Retype the opening lines of the listing below, ending with the line that contains "edgecolor=ink, linewidth=0, zorder=3, legend=False)", and leave out any pictures.

#### [COLLECTED DATA]
----

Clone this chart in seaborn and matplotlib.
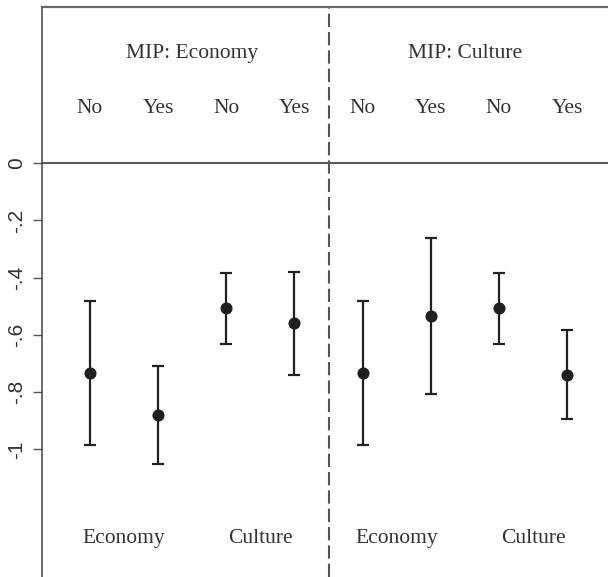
import matplotlib
matplotlib.use("Agg")
import matplotlib.pyplot as plt
import seaborn as sns
import pandas as pd

# Estimates with 95% confidence bounds, by MIP panel, issue domain and group
panels = ["MIP: Economy", "MIP: Culture"]
domains = ["Economy", "Economy", "Culture", "Culture",
           "Economy", "Economy", "Culture", "Culture"]
groups = ["No", "Yes", "No", "Yes", "No", "Yes", "No", "Yes"]
estimate = [-0.732, -0.881, -0.506, -0.559, -0.733, -0.535, -0.507, -0.740]
lower = [-0.985, -1.051, -0.631, -0.740, -0.985, -0.806, -0.632, -0.894]
upper = [-0.481, -0.709, -0.384, -0.380, -0.481, -0.262, -0.384, -0.584]
yticks = [0, -0.2, -0.4, -0.6, -0.8, -1]
ytick_labels = ["0", "-.2", "-.4", "-.6", "-.8", "-1"]

df = pd.DataFrame({
    "pos": list(range(1, len(estimate) + 1)),
    "domain": domains,
    "group": groups,
    "estimate": estimate,
    "lower": lower,
    "upper": upper,
})

sns.set_theme(style="white")
plt.rcParams["font.family"] = ["Liberation Sans", "DejaVu Sans"]

ink = "#231f20"
txt = "#333333"
serif = ["Liberation Serif", "DejaVu Serif"]

fig = plt.figure(figsize=(6.08, 5.77), dpi=100)
ax = fig.add_axes([42.3 / 608, 0.0, 1 - 42.3 / 608, 1 - 7 / 577])

# reference line at zero and panel divider
ax.axhline(0, color="#5a5a5a", lw=1.5, zorder=1)
ax.axvline(4.5, color="#555555", lw=1.5, ls=(0, (6.4, 2.4)), zorder=1)

# confidence intervals and point estimates
ax.errorbar(df["pos"], df["estimate"],
            yerr=[df["estimate"] - df["lower"], df["upper"] - df["estimate"]],
            fmt="none", ecolor=ink, elinewidth=1.6, capsize=4.4, capthick=1.6,
            zorder=2)
sns.scatterplot(data=df, x="pos", y="estimate", ax=ax, color=ink, s=76,
                edgecolor=ink, linewidth=0, zorder=3, legend=False)

ax.set_xlim(0.3, 8.6)
ax.set_ylim(-1.4465, 0.5465)
ax.set_xlabel("")
ax.set_ylabel("")
ax.set_xticks([])
ax.set_yticks(yticks)
ax.set_yticklabels(ytick_labels, rotation=90, va="center", fontsize=15,
                   color=txt)
ax.tick_params(axis="y", direction="out", length=6.5, width=1.0,
               color="#555555", pad=5.0, left=True)

for side in ["right", "bottom"]:
    ax.spines[side].set_visible(False)
ax.spines["left"].set_color("#444444")
ax.spines["left"].set_linewidth(1.1)
ax.spines["top"].set_color("#6a6a6a")
ax.spines["top"].set_linewidth(1.6)

# panel titles
for i, title in enumerate(panels):
    ax.text(2.5 + 4 * i, 0.369, title, ha="center", va="baseline",
            fontsize=15.5, color=txt, family=serif)

# group labels above each estimate
for p, g in zip(df["pos"], df["group"]):
    ax.text(p, 0.176, g, ha="center", va="baseline", fontsize=15.5,
            color=txt, family=serif)

# issue-domain labels below each pair
pairs = df.groupby((df["pos"] - 1) // 2)
for _, sub in pairs:
    ax.text(sub["pos"].mean(), -1.328, sub["domain"].iloc[0], ha="center",
            va="baseline", fontsize=15.5, color=txt, family=serif)

fig.savefig("out.png", dpi=100)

----

#### [OUTPUT OF THE TASK]
Clone this chart in seaborn and matplotlib.
import matplotlib
matplotlib.use("Agg")
import matplotlib.pyplot as plt
import seaborn as sns
import pandas as pd

# Estimates with 95% confidence bounds, by MIP panel, issue domain and group
panels = ["MIP: Economy", "MIP: Culture"]
domains = ["Economy", "Economy", "Culture", "Culture",
           "Economy", "Economy", "Culture", "Culture"]
groups = ["No", "Yes", "No", "Yes", "No", "Yes", "No", "Yes"]
estimate = [-0.732, -0.881, -0.506, -0.559, -0.733, -0.535, -0.507, -0.740]
lower = [-0.985, -1.051, -0.631, -0.740, -0.985, -0.806, -0.632, -0.894]
upper = [-0.481, -0.709, -0.384, -0.380, -0.481, -0.262, -0.384, -0.584]
yticks = [0, -0.2, -0.4, -0.6, -0.8, -1]
ytick_labels = ["0", "-.2", "-.4", "-.6", "-.8", "-1"]

df = pd.DataFrame({
    "pos": list(range(1, len(estimate) + 1)),
    "domain": domains,
    "group": groups,
    "estimate": estimate,
    "lower": lower,
    "upper": upper,
})

sns.set_theme(style="white")
plt.rcParams["font.family"] = ["Liberation Sans", "DejaVu Sans"]

ink = "#231f20"
txt = "#333333"
serif = ["Liberation Serif", "DejaVu Serif"]

fig = plt.figure(figsize=(6.08, 5.77), dpi=100)
ax = fig.add_axes([42.3 / 608, 0.0, 1 - 42.3 / 608, 1 - 7 / 577])

# reference line at zero and panel divider
ax.axhline(0, color="#5a5a5a", lw=1.5, zorder=1)
ax.axvline(4.5, color="#555555", lw=1.5, ls=(0, (6.4, 2.4)), zorder=1)

# confidence intervals and point estimates
ax.errorbar(df["pos"], df["estimate"],
            yerr=[df["estimate"] - df["lower"], df["upper"] - df["estimate"]],
            fmt="none", ecolor=ink, elinewidth=1.6, capsize=4.4, capthick=1.6,
            zorder=2)
sns.scatterplot(data=df, x="pos", y="estimate", ax=ax, color=ink, s=76,
                edgecolor=ink, linewidth=0, zorder=3, legend=False)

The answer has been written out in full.